Working Group III (on ‘Mitigation of Climate Change’) of the International Panel on Climate Change (IPCC) is currently preparing a Special Report on ‘Renewable EnergySources and Climate Change Mitigation’ (SRREN). The latter will be finalised during the second half of 2010, officially adopted in December 2010, and published in 2011. Authors are meeting these days in Oslo (1-4 Sept.), after their first meeting in January in Brazil.
According to its mandate, the report should provide a better understandingof: resources availability by region and the effects of climate change; the mitigation potential of renewable energy sources (RES); RES market and technological status; sustainable development goals and RES; relationship to energy security (global, regional and national); options and constraints for integration into the energy supply systems and other markets, including energy storage; costs and benefits; policy options and conditions for effectiveness (!).
The scope of the report is broad, in an attempt to provide expertise (not necessarily answers) and review of experiences. The draft structure of the report reflects first an assessment of the current level of development of RES, and includes some prospects and potential deployment. The strength of the Special Report will certainly be the quality and diversity of information compelled, underlying trends, risks and best practices. But its main challenge will also certainly relate to its usefulness related to its concrete application for scoping new RES-policies, and its duplication potential with policy documents from other UN or non-UN organisations. For example, could the SRREN give rise to an international cooperation on the implementation of RES-policies? If so, no other organisation than the newly established International Renewable Energy Agency would be better capable of assuming such a task.
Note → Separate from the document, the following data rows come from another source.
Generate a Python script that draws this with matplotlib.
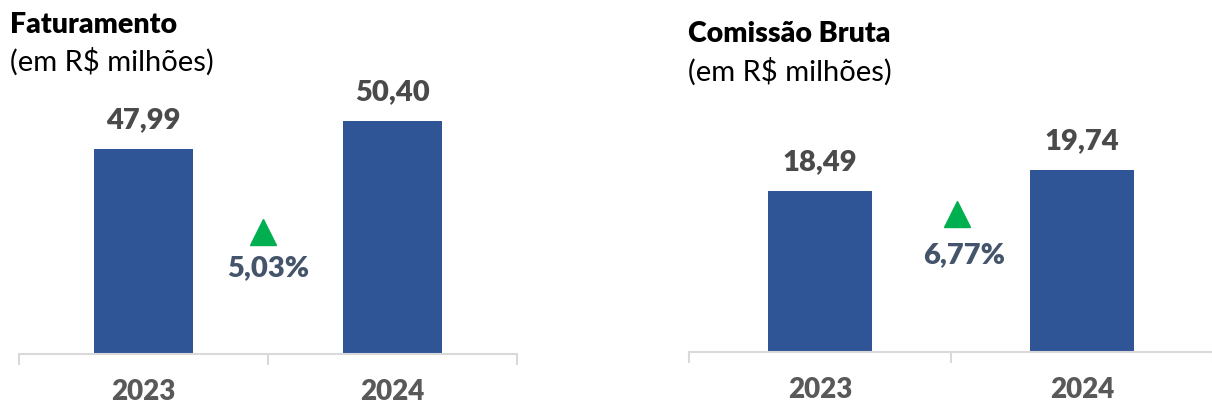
import matplotlib
matplotlib.use("Agg")
import matplotlib.pyplot as plt

plt.rcParams['font.family'] = ['Lato', 'DejaVu Sans']

years = ["2023", "2024"]
fat_values = [47.99, 50.40]
fat_labels = ["47,99", "50,40"]
fat_growth = "5,03%"
com_values = [18.49, 19.74]
com_labels = ["18,49", "19,74"]
com_growth = "6,77%"

W, H = 1212, 405
DPI = 100
fig = plt.figure(figsize=(W / DPI, H / DPI), dpi=DPI)

BAR = "#2F5597"
AXC = "#D9D9D9"
VAL = "#4A4A4A"
PCT = "#44546A"
TRI = "#00B050"
BOLD = "heavy"


def px_rect(x0, x1, ytop, ybot):
    return [x0 / W, 1 - ybot / H, (x1 - x0) / W, (ybot - ytop) / H]


def panel(rect, values, labels, ylim, growth, tri_xy, pct_xy):
    ax = fig.add_axes(rect)
    x = list(range(len(values)))
    ax.bar(x, [v - ylim[0] for v in values], bottom=ylim[0], width=0.4, color=BAR, zorder=2)
    ax.set_xlim(-0.5, 1.5)
    ax.set_ylim(*ylim)
    for s in ["top", "right", "left"]:
        ax.spines[s].set_visible(False)
    ax.spines["bottom"].set_color(AXC)
    ax.spines["bottom"].set_linewidth(1.5)
    ax.set_yticks([])
    ax.set_xticks([-0.5, 0.5, 1.5])
    ax.set_xticklabels([])
    ax.tick_params(axis="x", which="major", length=8, width=1.5, color=AXC)
    for xi, yr in zip(x, years):
        ax.annotate(yr, (xi, 0), xycoords=("data", "axes fraction"),
                    xytext=(0, -27), textcoords="offset points",
                    ha="center", va="center", fontsize=20, fontweight=BOLD, color="#595959")
    for xi, v, lab in zip(x, values, labels):
        ax.annotate(lab, (xi, v), xytext=(0, 21), textcoords="offset points",
                    ha="center", va="center", fontsize=21, fontweight=BOLD, color=VAL)
    ax.plot([tri_xy[0]], [tri_xy[1]], marker="^", markersize=19, color=TRI,
            transform=ax.get_xaxis_transform(), clip_on=False, linestyle="none")
    ax.text(pct_xy[0], pct_xy[1], growth, transform=ax.get_xaxis_transform(),
            ha="center", va="center", fontsize=21, fontweight=BOLD, color=PCT)
    return ax


panel(px_rect(19, 517, 0, 354), fat_values, fat_labels, (30.35, 60.85), fat_growth,
      (0.48, 0.345), (0.5, 0.243))
panel(px_rect(689, 1213, 0, 352), com_values, com_labels, (8.9, 29.85), com_growth,
      (0.523, 0.392), (0.55, 0.276))

fig.text(10 / W, 1 - 25 / H, "Faturamento", fontsize=20.5, fontweight=BOLD,
         color="black", ha="left", va="center")
fig.text(10 / W, 1 - 62 / H, "(em R$ milhões)", fontsize=21, color="black",
         ha="left", va="center")
fig.text(688 / W, 1 - 34 / H, "Comissão Bruta", fontsize=20.5, fontweight=BOLD,
         color="black", ha="left", va="center")
fig.text(688 / W, 1 - 72 / H, "(em R$ milhões)", fontsize=21, color="black",
         ha="left", va="center")

fig.savefig("out.png", dpi=DPI)
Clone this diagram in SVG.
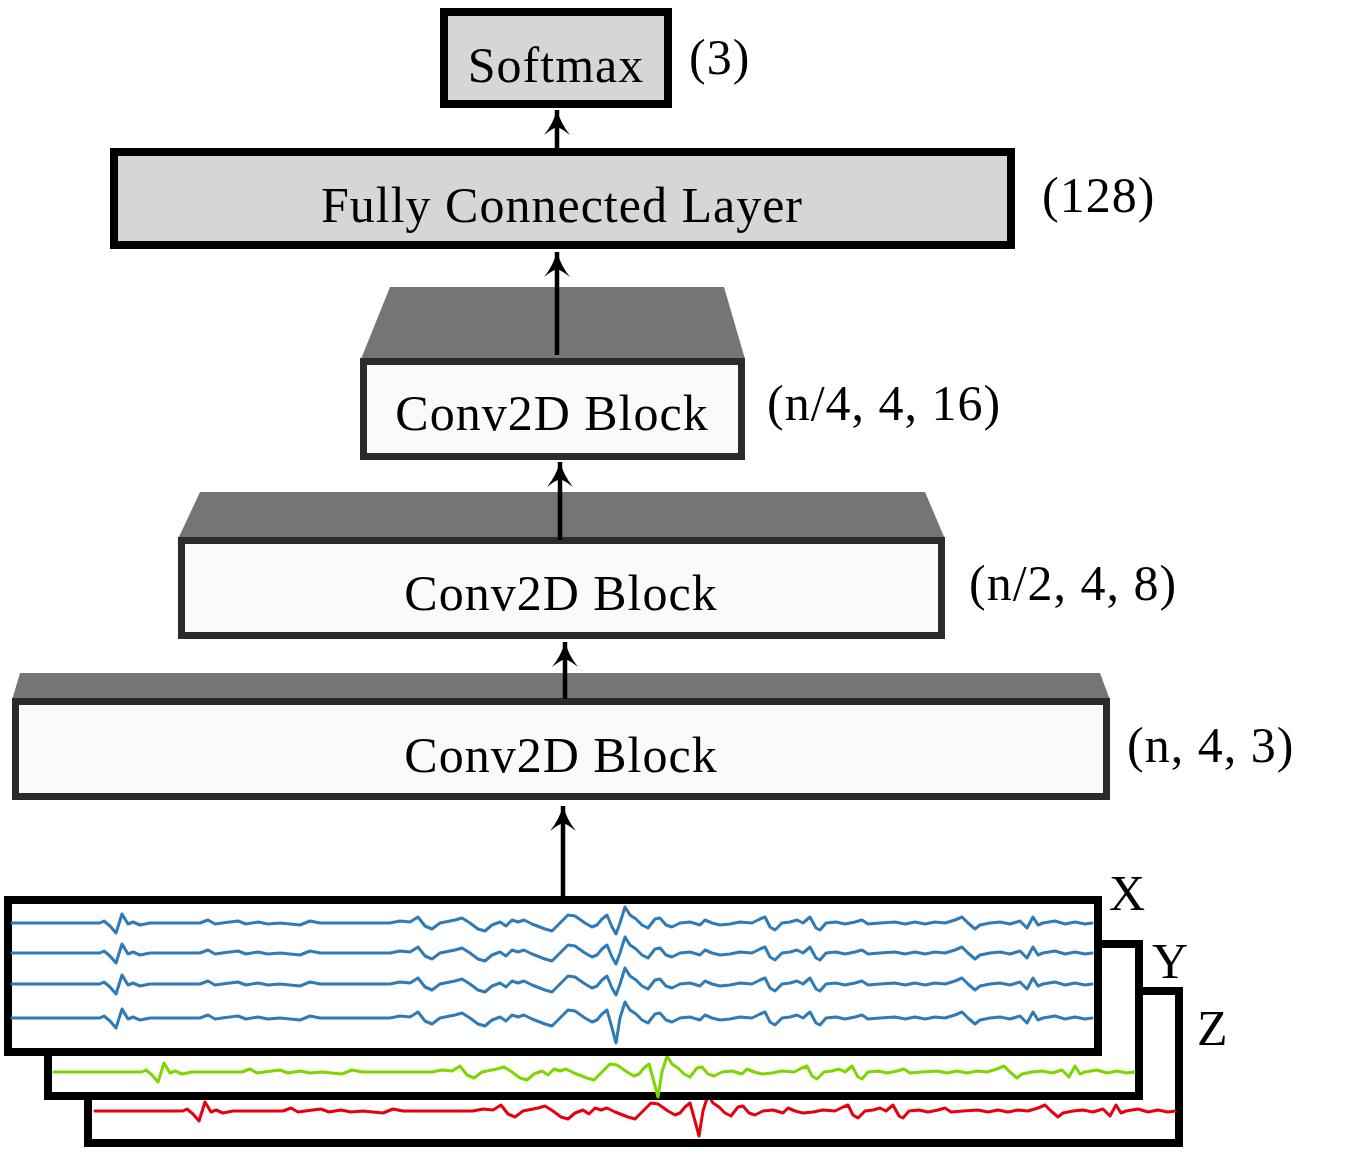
<svg xmlns="http://www.w3.org/2000/svg" xmlns:xlink="http://www.w3.org/1999/xlink" width="1348" height="1156" viewBox="0 0 1348 1156">
<style>
  text { font-family: "Liberation Serif", "Times New Roman", serif; font-size: 50px; fill: #000; letter-spacing: 1px; }
  .mid { text-anchor: middle; }
  .gbox { fill: #d6d6d6; stroke: #000; stroke-width: 8; }
  .cbox { fill: #fafafa; stroke: #2b2b2b; stroke-width: 7; }
  .trap { fill: #757575; }
  .frame { fill: #fff; stroke: #000; stroke-width: 8; }
  .conn { stroke: #000; stroke-width: 4.5; fill: none; }
  .wave { fill: none; stroke-width: 3; stroke-linejoin: round; stroke-linecap: round; }
  .blue { stroke: #2f7bb8; }
  .green { stroke: #7ed600; }
  .red { stroke: #e60010; }
</style>
<defs>
  <marker id="ah" markerUnits="userSpaceOnUse" markerWidth="32" markerHeight="32" viewBox="-16 -2 32 32" refX="0" refY="0" orient="auto-start-reverse" overflow="visible">
    <path d="M0,0 Q4,14 13,25 Q4,18 0,17 Q-4,18 -13,25 Q-4,14 0,0 Z" fill="#000" transform="rotate(90)"/>
  </marker>
  <polyline id="wa" class="wave" points="12,0 100,0 104,-2 110,3 116,10 122,-9 128,1 133,-1 140,2 150,0 200,0 208,-3 215,1 222,0 238,-2 246,1 258,-1 268,1 280,0 300,2 310,-2 320,0 390,0 400,-2 410,-1 418,-6 425,3 432,6 440,0 455,-3 462,-5 470,0 478,6 485,8 492,2 500,-1 506,3 512,-3 518,-1 524,-3 532,1 545,6 552,8 560,0 568,-8 575,-7 585,0 592,4 597,2 602,-4 607,-8 612,4 616,11 620,0 625,-16 630,-8 636,-4 642,2 648,5 655,-4 660,-5 666,2 672,4 680,0 690,-1 700,2 705,-3 712,0 720,2 730,1 740,-1 752,0 760,-4 765,-6 770,4 775,7 782,0 790,-1 797,-3 803,0 810,-6 816,5 820,7 826,0 836,-1 845,1 855,-1 862,-3 868,1 880,0 895,-1 905,1 915,-1 925,1 935,-1 945,0 955,-3 962,-6 968,0 975,6 980,2 990,0 1000,-1 1010,1 1020,-2 1027,5 1033,-6 1038,2 1043,0 1055,-2 1065,1 1075,-1 1085,1 1092,0"/>
  <polyline id="wb" class="wave" points="12,0 100,0 104,-2 110,3 116,10 122,-9 128,1 133,-1 140,2 150,0 200,0 208,-3 215,1 222,0 238,-2 246,1 258,-1 268,1 280,0 300,2 310,-2 320,0 390,0 400,-2 410,-1 418,-6 425,3 432,6 440,0 455,-3 462,-5 470,0 478,6 485,8 492,2 500,-1 506,3 512,-3 518,-1 524,-3 532,1 545,6 552,8 560,0 568,-8 575,-7 585,0 592,4 597,2 602,-4 607,-8 612,10 616,25 620,0 625,-16 630,-8 636,-4 642,2 648,5 655,-4 660,-5 666,2 672,4 680,0 690,-1 700,2 705,-3 712,0 720,2 730,1 740,-1 752,0 760,-4 765,-6 770,4 775,7 782,0 790,-1 797,-3 803,0 810,-6 816,5 820,7 826,0 836,-1 845,1 855,-1 862,-3 868,1 880,0 895,-1 905,1 915,-1 925,1 935,-1 945,0 955,-3 962,-6 968,0 975,6 980,2 990,0 1000,-1 1010,1 1020,-2 1027,5 1033,-6 1038,2 1043,0 1055,-2 1065,1 1075,-1 1085,1 1092,0"/>
</defs>
<rect width="1348" height="1156" fill="#fff"/>

<g id="input">
  <g id="input-z">
    <rect class="frame" x="88" y="991" width="1091" height="152"/>
    <use xlink:href="#wb" href="#wb" class="red" transform="translate(83,1111)"/>
    <text x="1197" y="1045">Z</text>
  </g>
  <g id="input-y">
    <rect class="frame" x="48" y="944" width="1091" height="152"/>
    <use xlink:href="#wb" href="#wb" class="green" transform="translate(42,1072)"/>
    <text x="1152" y="978">Y</text>
  </g>
  <g id="input-x">
    <rect class="frame" x="8" y="900" width="1090" height="152"/>
    <use xlink:href="#wa" href="#wa" class="blue" transform="translate(0,923)"/>
    <use xlink:href="#wa" href="#wa" class="blue" transform="translate(0,953)"/>
    <use xlink:href="#wa" href="#wa" class="blue" transform="translate(0,984)"/>
    <use xlink:href="#wb" href="#wb" class="blue" transform="translate(0,1018)"/>
    <text x="1109" y="910">X</text>
  </g>
</g>

<g id="conv1">
  <polygon class="trap" points="20,673 1100,673 1110,700 12,700"/>
  <rect class="cbox" x="15.5" y="701.5" width="1091" height="95"/>
  <text class="mid" x="561" y="772">Conv2D Block</text>
  <text x="1127" y="762">(n, 4, 3)</text>
</g>

<g id="conv2">
  <polygon class="trap" points="200,492 925,492 945,539 178,539"/>
  <rect class="cbox" x="181.5" y="540.5" width="760" height="95"/>
  <text class="mid" x="561" y="610">Conv2D Block</text>
  <text x="969" y="600">(n/2, 4, 8)</text>
</g>

<g id="conv3">
  <polygon class="trap" points="390,287 724,287 745,359 361,359"/>
  <rect class="cbox" x="363.5" y="361.5" width="378" height="95"/>
  <text class="mid" x="552" y="430">Conv2D Block</text>
  <text x="767" y="420">(n/4, 4, 16)</text>
</g>

<g id="fc">
  <rect class="gbox" x="114" y="152" width="897" height="93"/>
  <text class="mid" x="562" y="222">Fully Connected Layer</text>
  <text x="1042" y="212">(128)</text>
</g>

<g id="softmax">
  <rect class="gbox" x="444" y="12" width="224" height="92"/>
  <text class="mid" x="556" y="82">Softmax</text>
  <text x="689" y="74">(3)</text>
</g>

<g id="connectors">
  <line class="conn" x1="563" y1="897" x2="563" y2="806" marker-end="url(#ah)"/>
  <line class="conn" x1="565" y1="699" x2="565" y2="642" marker-end="url(#ah)"/>
  <line class="conn" x1="560" y1="540" x2="560" y2="462" marker-end="url(#ah)"/>
  <line class="conn" x1="557" y1="355" x2="557" y2="252" marker-end="url(#ah)"/>
  <line class="conn" x1="557" y1="148" x2="557" y2="110" marker-end="url(#ah)"/>
</g>
</svg>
Could a data base of RES-regulatory measures be regularly updated and serve as a platform, like the one of the International Energy Agency?
The WGIII remains (for the moment) silent on the concrete exploitation of the conclusions of the SRREN. The only statement made so far is that:
‘A [SRREN] would address the information needs of policy makers, private sector and civil society in a comprehensive way and would provide valuable information for further IPCC publications. Ideally it should be finalized in time to allow integration of its findings into the next comprehensive IPCC assessment of mitigation of climate change.’ (Scoping Document)
Let’s hope that it will do more than contributing to another report, and search for synergies with other relevant forums and practical implementation in the short term, when it is the most necessary.